Given problem = Copy exactly the lines from the beginning of the data down to and including the line holding "XAxis, YAxis, Legend", without any pictures.

Supplied data =
.....

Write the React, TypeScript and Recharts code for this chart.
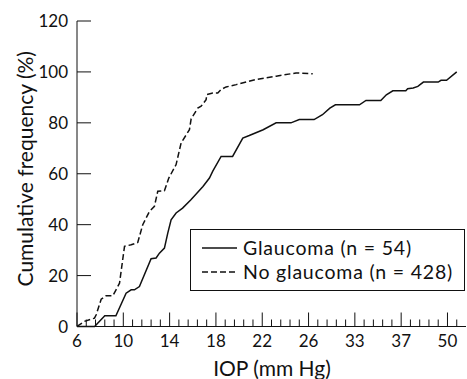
import React from 'react';
import { LineChart, Line, XAxis, YAxis, Legend } from 'recharts';

// Ordinal IOP axis: one tick per position, labels at every fifth position
const xTickPositions = Array.from({ length: 42 }, (_, i) => i);
const xTickLabels: Record<number, string> = { 0: '6', 5: '10', 10: '14', 15: '18', 20: '22', 25: '26', 30: '33', 35: '37', 40: '50' };
const yTicks = [0, 20, 40, 60, 80, 100, 120];

// Glaucoma (n = 54): position on IOP axis, cumulative frequency (%)
const glaucomaPos = [0, 1.9, 3.0, 4.2, 5.3, 5.85, 6.2, 6.74, 8.0, 8.54, 8.9, 9.44, 9.8, 10.16, 10.7, 11.4, 12.3, 13.6, 14.3, 14.66, 15.56, 16.8, 17.9, 18.6, 20.1, 21.5, 23.1, 24.0, 25.6, 26.5, 27.3, 27.9, 30.5, 31.2, 32.8, 33.4, 34.1, 35.5, 35.7, 36.3, 36.8, 37.4, 39.0, 39.3, 39.9, 41.0];
const glaucomaFreq = [0, 0, 4.2, 4.2, 13.1, 14.4, 14.4, 15.7, 26.6, 26.9, 28.8, 30.8, 36.7, 41.9, 44.6, 46.5, 49.8, 55.0, 58.3, 61.0, 66.8, 66.8, 74.0, 75.0, 77.3, 80.0, 80.0, 81.3, 81.3, 83.2, 85.8, 87.1, 87.1, 88.8, 88.8, 91.0, 92.6, 92.6, 93.4, 93.7, 94.3, 96.0, 96.0, 96.7, 96.7, 100];

// No glaucoma (n = 428)
const noGlaucomaPos = [0, 0.81, 1.89, 2.07, 2.61, 3.15, 3.87, 4.59, 5.13, 5.85, 6.56, 7.1, 7.82, 8.36, 8.72, 9.44, 9.91, 10.7, 11.24, 12.14, 12.32, 13.04, 13.4, 13.94, 14.01, 14.66, 15.2, 15.56, 16.1, 17.2, 19.3, 21.5, 23.65, 25.45];
const noGlaucomaFreq = [0, 2.0, 3.3, 4.6, 10.7, 12.1, 12.1, 17.0, 31.5, 32.1, 33.0, 40.0, 45.2, 47.2, 53.1, 53.3, 58.3, 63.6, 72.1, 77.3, 81.5, 85.8, 86.5, 89.1, 91.1, 91.7, 91.7, 93.1, 94.1, 95.0, 97.0, 98.3, 99.6, 99.3];

const glaucomaData = glaucomaPos.map((x, i) => ({ x, y: glaucomaFreq[i] }));
const noGlaucomaData = noGlaucomaPos.map((x, i) => ({ x, y: noGlaucomaFreq[i] }));

const FONT = 'Lato, sans-serif';
const INK = '#111';

const XTick = (props: any) => {
  const { x, y, payload } = props;
  const label = xTickLabels[payload.value];
  const major = label !== undefined;
  return (
    <g>
      <line x1={x} x2={x} y1={y} y2={y - (major ? 14 : 7)} stroke={INK} strokeWidth={1} />
      {major && (
        <text x={x} y={y + 20} textAnchor="middle" fontFamily={FONT} fontSize={17} fill={INK}>
          {label}
        </text>
      )}
    </g>
  );
};

const YTick = (props: any) => {
  const { x, y, payload } = props;
  return (
    <g>
      <line x1={x} x2={x + 14} y1={y} y2={y} stroke={INK} strokeWidth={1} />
      <text x={x - 9} y={y} dy="0.36em" textAnchor="end" fontFamily={FONT} fontSize={17} fill={INK}>
        {payload.value}
      </text>
    </g>
  );
};

const LegendBox = () => (
  <svg width={275} height={62} style={{ display: 'block' }}>
    <rect x={0.5} y={0.5} width={274} height={61} fill="#fff" stroke={INK} strokeWidth={1} />
    <line x1={12} x2={47} y1={19} y2={19} stroke={INK} strokeWidth={1.5} />
    <text x={53} y={19} dy="0.36em" fontFamily={FONT} fontSize={19.5} letterSpacing={0.8} fill={INK}>Glaucoma (n = 54)</text>
    <line x1={12} x2={47} y1={43} y2={43} stroke={INK} strokeWidth={1.5} strokeDasharray="6 3" />
    <text x={53} y={43} dy="0.36em" fontFamily={FONT} fontSize={19.5} letterSpacing={0.8} fill={INK}>No glaucoma (n = 428)</text>
  </svg>
);

const YLabel = (props: any) => {
  const { viewBox } = props;
  const cx = 25;
  const cy = viewBox.y + viewBox.height / 2 - 5;
  return (
    <text x={cx} y={cy} transform={`rotate(-90, ${cx}, ${cy})`} textAnchor="middle" dy="0.36em" fontFamily={FONT} fontSize={21} fill={INK}>
      Cumulative frequency (%)
    </text>
  );
};

const XLabel = (props: any) => {
  const { viewBox } = props;
  const cx = 272;
  const cy = viewBox.y + 49;
  return (
    <text x={cx} y={cy} textAnchor="middle" fontFamily={FONT} fontSize={21} fill={INK}>
      IOP (mm Hg)
    </text>
  );
};

export default function App() {
  return (
    <div style={{ position: 'absolute', left: 0, top: 0, width: 467, height: 379, background: '#fff' }}>
      <LineChart width={467} height={379} margin={{ top: 21, right: 1, left: 0, bottom: 0 }}>
        <XAxis
          type="number"
          dataKey="x"
          domain={[0, 42]}
          ticks={xTickPositions}
          interval={0}
          tick={<XTick />}
          tickLine={false}
          tickSize={0}
          tickMargin={0}
          height={52.5}
          axisLine={{ stroke: INK, strokeWidth: 1 }}
          allowDataOverflow
          label={<XLabel />}
        />
        <YAxis
          type="number"
          domain={[0, 120]}
          ticks={yTicks}
          interval={0}
          tick={<YTick />}
          tickLine={false}
          tickSize={0}
          tickMargin={0}
          width={77}
          axisLine={{ stroke: INK, strokeWidth: 1 }}
          label={<YLabel />}
        />
        <Legend
          layout="horizontal"
          verticalAlign="middle"
          align="center"
          content={<LegendBox />}
          wrapperStyle={{ position: 'absolute', left: 190, top: 229, width: 275, height: 62 }}
        />
        <Line data={glaucomaData} dataKey="y" type="linear" stroke={INK} strokeWidth={1.5} dot={false} isAnimationActive={false} name="Glaucoma (n = 54)" />
        <Line data={noGlaucomaData} dataKey="y" type="linear" stroke={INK} strokeWidth={1.5} strokeDasharray="6 3" dot={false} isAnimationActive={false} name="No glaucoma (n = 428)" />
      </LineChart>
    </div>
  );
}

.....

Correct answer =
Write the React, TypeScript and Recharts code for this chart.
import React from 'react';
import { LineChart, Line, XAxis, YAxis, Legend } from 'recharts';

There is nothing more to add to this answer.